In European financial law, the regulatory and supervisory treatment of intermediaries from non-EU third countries has been debated over decades. Different approaches have been established for different sectors of financial markets for some time. Market access based on the notion of equivalence between the European and home country’s regulatory and supervisory arrangements has been granted in some areas, but only to a limited extent, and clearly is not a universal basis for the treatment of third country institutions. In recent years, particularly following the exit of the United Kingdom from the European Union, the treatment of third country institutions within the EU has become a multi-polar political issue—market access for non-EU intermediaries has become a quid pro quo, granted in return for the access of European institutions in the respective foreign market, but also within the EU, where Member States have been reluctant to agree on a greater role for the European Commission as key decision-maker responsible for comprehensive market access.

The present special issue presents a comprehensive analysis of the third country regimes currently established in the European financial markets, as well as of the perspectives of major third country jurisdictions. The articles are based on papers presented at a workshop on equivalence and EU third country regimes, co-organised at Stibbe law firm in Amsterdam on 11 and 12 May 2023 by Jens-Hinrich Binder, of Eberhard Karls University of Tübingen, and Danny Busch, of Radboud University Nijmegen. The workshop—the work product of Jens-Hinrich Binder’s Visiting Professorship at Radboud University’s Business Law Institute since 2020—brought together the views of academics and practitioners from different EU jurisdictions, Switzerland, the United Kingdom and the United States of America.
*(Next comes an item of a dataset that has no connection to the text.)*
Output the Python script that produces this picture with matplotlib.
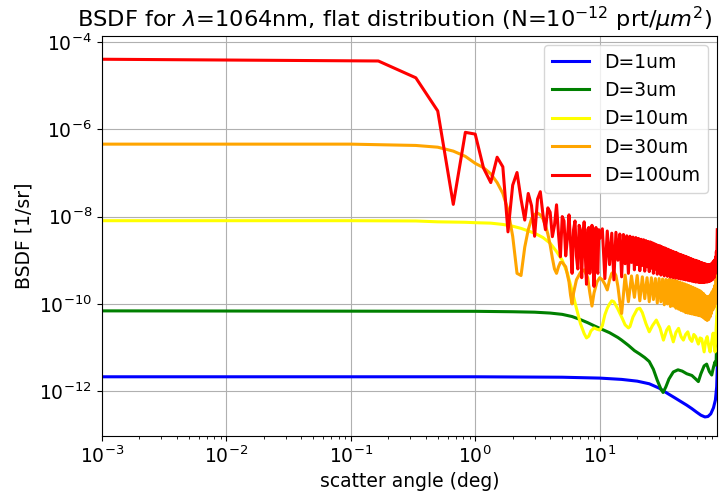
import numpy as np
import matplotlib
matplotlib.use("Agg")
import matplotlib.pyplot as plt
from matplotlib.ticker import LogLocator, NullLocator

# values are log10(BSDF), angles in deg
labels = ["D=1um", "D=3um", "D=10um", "D=30um", "D=100um"]
colors = ["blue", "green", "yellow", "orange", "red"]

blue_ang = [0.001, 1.0, 5.0, 10.0, 15.0, 20.0, 25.0, 30.0, 35.0, 40.0, 45.0, 50.0,
            55.0, 60.0, 65.0, 70.0, 74.0, 78.0, 82.0, 85.0, 87.0, 88.0]
blue_log = [-11.67, -11.67, -11.68, -11.70, -11.73, -11.77, -11.83, -11.93, -12.05, -12.15,
            -12.24, -12.32, -12.40, -12.48, -12.55, -12.59, -12.58, -12.52, -12.38, -12.20,
            -11.90, -11.45]

green_ang = [0.001, 1.0, 2.0, 3.0, 4.0, 5.0, 6.0, 7.0, 8.0, 9.0, 10.0, 12.0, 14.0, 15.0,
             17.0, 19.0, 21.0, 23.0, 25.0, 27.0, 29.0, 31.0, 32.3, 34.0, 36.0, 39.0, 42.5,
             46.0, 50.0, 55.0, 59.0, 62.0, 65.0, 69.0, 72.3, 76.0, 79.4, 82.0, 84.3, 86.0, 88.0]
green_log = [-10.16, -10.17, -10.18, -10.19, -10.21, -10.24, -10.29, -10.36, -10.43, -10.50,
             -10.56, -10.66, -10.77, -10.83, -10.95, -11.07, -11.15, -11.23, -11.32, -11.50,
             -11.75, -11.95, -12.03, -11.90, -11.72, -11.56, -11.51, -11.54, -11.60, -11.64,
             -11.72, -11.78, -11.60, -11.42, -11.38, -11.55, -11.63, -11.45, -11.33, -11.40,
             -10.30]

yellow_ang = [0.001, 0.1, 0.333, 0.5, 0.833, 1.0, 1.333, 1.667, 2.0, 2.333, 3.0, 3.5, 4.0,
              4.5, 5.0, 5.5, 6.0, 6.5, 7.0, 7.5, 7.833, 8.167, 8.5, 9.0, 9.5, 10.0, 10.5,
              11.0, 11.5, 12.0, 12.5, 13.0, 14.0, 15.0, 16.0, 17.0, 17.5, 18.5, 20.0, 21.0,
              22.0, 23.5, 25.0, 26.5, 28.5, 30.5, 32.5, 34.5, 36.0, 37.5, 39.0, 41.0, 43.0,
              45.0, 47.0, 49.0, 51.0, 53.0, 55.0, 57.0, 59.0, 62.0, 64.0, 66.0, 69.0, 71.0,
              73.0, 75.0, 77.0, 79.0, 81.5, 83.0, 84.5, 86.0, 88.0]
yellow_log = [-8.094, -8.094, -8.10, -8.12, -8.13, -8.14, -8.15, -8.18, -8.22, -8.27, -8.38,
              -8.48, -8.61, -8.80, -9.00, -9.30, -9.70, -10.10, -10.45, -10.68, -10.78, -10.74,
              -10.62, -10.55, -10.58, -10.60, -10.50, -10.25, -10.10, -10.00, -9.93, -9.95,
              -10.12, -10.30, -10.48, -10.55, -10.52, -10.30, -10.12, -10.10, -10.20, -10.45,
              -10.64, -10.50, -10.37, -10.55, -10.83, -10.60, -10.52, -10.70, -10.87, -10.65,
              -10.56, -10.75, -10.83, -10.70, -10.64, -10.80, -10.86, -10.70, -10.75, -10.92,
              -10.78, -10.80, -11.10, -10.85, -10.75, -10.95, -11.10, -10.90, -10.67, -10.90,
              -11.10, -10.60, -10.06]

orange_ang = [0.001, 0.1, 0.333, 0.5, 0.667, 0.833, 1.0, 1.167, 1.333, 1.5, 1.667, 1.833,
              2.0, 2.167, 2.333, 2.5, 2.667, 2.833, 3.0, 3.167, 3.333, 3.5, 3.667, 3.833,
              4.0, 4.167, 4.333, 4.5, 4.667, 4.833, 5.0, 5.333, 5.667, 5.833, 6.0, 6.167,
              6.5, 7.0, 7.5, 8.0, 8.333, 8.667, 9.0, 9.5, 10.0, 10.5, 11.0, 11.5, 12.0,
              12.5, 13.0, 13.5, 14.0, 14.5, 15.0, 15.5]
orange_log = [-6.34, -6.34, -6.37, -6.41, -6.50, -6.62, -6.78, -6.88, -7.02, -7.22, -7.47,
              -7.85, -8.45, -9.30, -9.35, -8.70, -8.30, -8.05, -7.95, -7.92, -7.96, -8.05,
              -8.20, -8.40, -8.65, -8.95, -9.20, -9.30, -9.15, -9.05, -9.05, -9.15, -9.50,
              -9.80, -10.00, -9.75, -9.45, -9.28, -9.22, -9.40, -9.75, -10.05, -9.75, -9.50,
              -9.40, -9.45, -9.55, -9.68, -9.45, -9.30, -9.26, -9.35, -9.60, -9.95, -10.22,
              -9.80]
# dense oscillation beyond 16 deg: peaks at 16,18,..,86 and dips at 17,19,..,87
orange_peaks = [-9.34, -9.36, -9.35, -9.38, -9.40, -9.40, -9.42, -9.42, -9.43, -9.44, -9.44,
                -9.45, -9.46, -9.48, -9.50, -9.52, -9.54, -9.56, -9.58, -9.60, -9.62, -9.64,
                -9.66, -9.68, -9.70, -9.73, -9.76, -9.80, -9.83, -9.84, -9.82, -9.78, -9.72,
                -9.66, -9.58, -9.45]
orange_dips = [-9.95, -9.85, -9.93, -9.88, -9.95, -9.90, -9.98, -9.95, -10.02, -10.00, -10.06,
               -10.05, -10.10, -10.12, -10.15, -10.17, -10.20, -10.21, -10.22, -10.23, -10.24,
               -10.25, -10.26, -10.27, -10.28, -10.30, -10.33, -10.36, -10.38, -10.36, -10.30,
               -10.22, -10.14, -10.08, -10.00, -9.75]
orange_end = -9.15

# D=100um sampled every 1/6 deg up to 10 deg
red_log = [-4.395, -4.435, -4.82, -5.58, -7.72, -6.07, -6.11, -6.89, -7.22, -6.64, -6.86,
           -8.35, -7.28, -6.99,
           -7.60, -8.08, -7.47, -7.75, -8.45,
           -7.60, -7.43, -7.95, -8.30, -7.80, -7.90,
           -8.46, -8.20, -7.73, -8.40, -8.92, -8.00,
           -8.10, -8.90, -8.50, -7.96, -8.60, -9.30,
           -8.30, -8.10, -8.90, -9.20, -8.20, -8.30,
           -9.40, -8.50, -8.12, -8.90, -9.55, -8.30,
           -8.25, -9.30, -9.00, -8.20, -8.60, -9.60,
           -8.40, -8.25, -9.20, -9.30, -8.30, -8.50]
# beyond 10 deg: peaks at 10.5,11.5,..,87.5 and dips at 11,12,..,88
red_peaks = [-8.28, -8.33, -8.38, -8.36, -8.40, -8.41, -8.44, -8.45, -8.47, -8.48,
             -8.50, -8.52, -8.53, -8.55, -8.57, -8.58, -8.60, -8.62, -8.64, -8.66,
             -8.67, -8.69, -8.71, -8.72, -8.74, -8.75, -8.77, -8.78, -8.80, -8.81,
             -8.82, -8.83, -8.85, -8.86, -8.87, -8.88, -8.89, -8.90, -8.91, -8.92,
             -8.93, -8.94, -8.95, -8.96, -8.97, -8.98, -8.99, -9.00, -9.00, -9.01,
             -9.02, -9.02, -9.03, -9.04, -9.05, -9.06, -9.06, -9.07, -9.08, -9.08,
             -9.09, -9.09, -9.10, -9.10, -9.11, -9.11, -9.11, -9.10, -9.09, -9.07,
             -9.06, -9.04, -9.02, -9.00, -8.98, -8.92, -8.80, -8.60]
red_dips = [-9.42, -9.10, -9.45, -9.00, -9.38, -9.08, -9.30, -9.05, -9.22, -9.10,
            -9.24, -9.12, -9.25, -9.15, -9.26, -9.18, -9.30, -9.20, -9.32, -9.24,
            -9.34, -9.27, -9.36, -9.29, -9.37, -9.31, -9.39, -9.33, -9.40, -9.34,
            -9.41, -9.36, -9.42, -9.37, -9.43, -9.38, -9.44, -9.39, -9.45, -9.40,
            -9.46, -9.41, -9.47, -9.42, -9.48, -9.43, -9.49, -9.44, -9.50, -9.45,
            -9.50, -9.46, -9.51, -9.46, -9.51, -9.47, -9.51, -9.47, -9.51, -9.47,
            -9.50, -9.47, -9.50, -9.46, -9.49, -9.45, -9.48, -9.44, -9.46, -9.42,
            -9.44, -9.38, -9.40, -9.32, -9.30, -9.22, -9.05, -8.30]


def zigzag(x0, step, peaks, dips):
    xs, ys = [], []
    for i in range(len(peaks)):
        xs += [x0 + i * 2 * step, x0 + (2 * i + 1) * step]
        ys += [peaks[i], dips[i]]
    return xs, ys


red_x = [0.001] + [k / 6 for k in range(1, len(red_log))]
bx, by = zigzag(10.5, 0.5, red_peaks, red_dips)
red_x = red_x + bx
red_y = red_log + by

ox, oy = zigzag(16.0, 1.0, orange_peaks, orange_dips)
orange_x = orange_ang + ox + [88.0]
orange_y = orange_log + oy + [orange_end]

series = [(blue_ang, blue_log), (green_ang, green_log), (yellow_ang, yellow_log),
          (orange_x, orange_y), (red_x, red_y)]

fig = plt.figure(figsize=(7.23, 4.94), dpi=100)
ax = fig.add_axes([0.1407, 0.118, 0.8514, 0.8097])
for (x, y), c, lab in zip(series, colors, labels):
    ax.plot(x, 10.0 ** np.array(y), color=c, lw=2.2, label=lab)

ax.set_xscale("log")
ax.set_yscale("log")
ax.set_xlim(1e-3, 88)
ax.set_ylim(10 ** -13.02, 10 ** -3.856)
ax.yaxis.set_major_locator(LogLocator(base=10, subs=[1.0], numticks=6))
ax.yaxis.set_minor_locator(NullLocator())
ax.grid(True, which="major", color="#b0b0b0", lw=0.8)
ax.tick_params(labelsize=13.5)
ax.set_xlabel("scatter angle (deg)", fontsize=13.5)
ax.set_ylabel("BSDF [1/sr]", fontsize=13.5)
ax.set_title(r"BSDF for $\lambda$=1064nm, flat distribution (N=$10^{-12}$ prt/$\mu m^2$)",
             fontsize=16.2, x=0.476)
ax.legend(loc="upper right", fontsize=13.5)

fig.savefig("out.png", dpi=100)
The special issue is organised in two parts, the first of which examines the broader context. In a general report, Danny Busch first presents a comprehensive analysis of the emergence and current developments of third country regimes in EU financial law. Niamh Moloney then follows up with a closer look at the UK perspective, complemented with a US perspective by Lissa Broome and a view from Switzerland by Aline Darbellay. The second part examines the existing arrangements (and, to the extent applicable, incoming changes) sector by sector. Jens-Hinrich Binder first explores the rudimentary third country regime currently in place for credit institutions and, against that backdrop, the proposed changes to that regime. Victor de Serière and Bas Zebregs then look into the area of central counterparties and, thus, one of the most contentious topics during the post-Brexit redefinition of the EU/UK regulatory relationship. Heinrich Nemeczek then discusses the treatment of various FinTechs under current arrangements. Christian Schmies explores the existing third country arrangements for collective investment schemes, Marije Louisse and Mirik van Rijn those for investment firms, and, finally, Arthur van den Hurk those for insurers.

The organisers would like to thank Radboud University’s Business Law Institute and Stibbe for sponsoring the workshop, EBOR for the opportunity to publish the articles in a special issue, and, last not least, Jens-Hinrich Binder’s student assistants Marianne Wesle and Nikolaos Manolakis for pre-editing the manuscripts.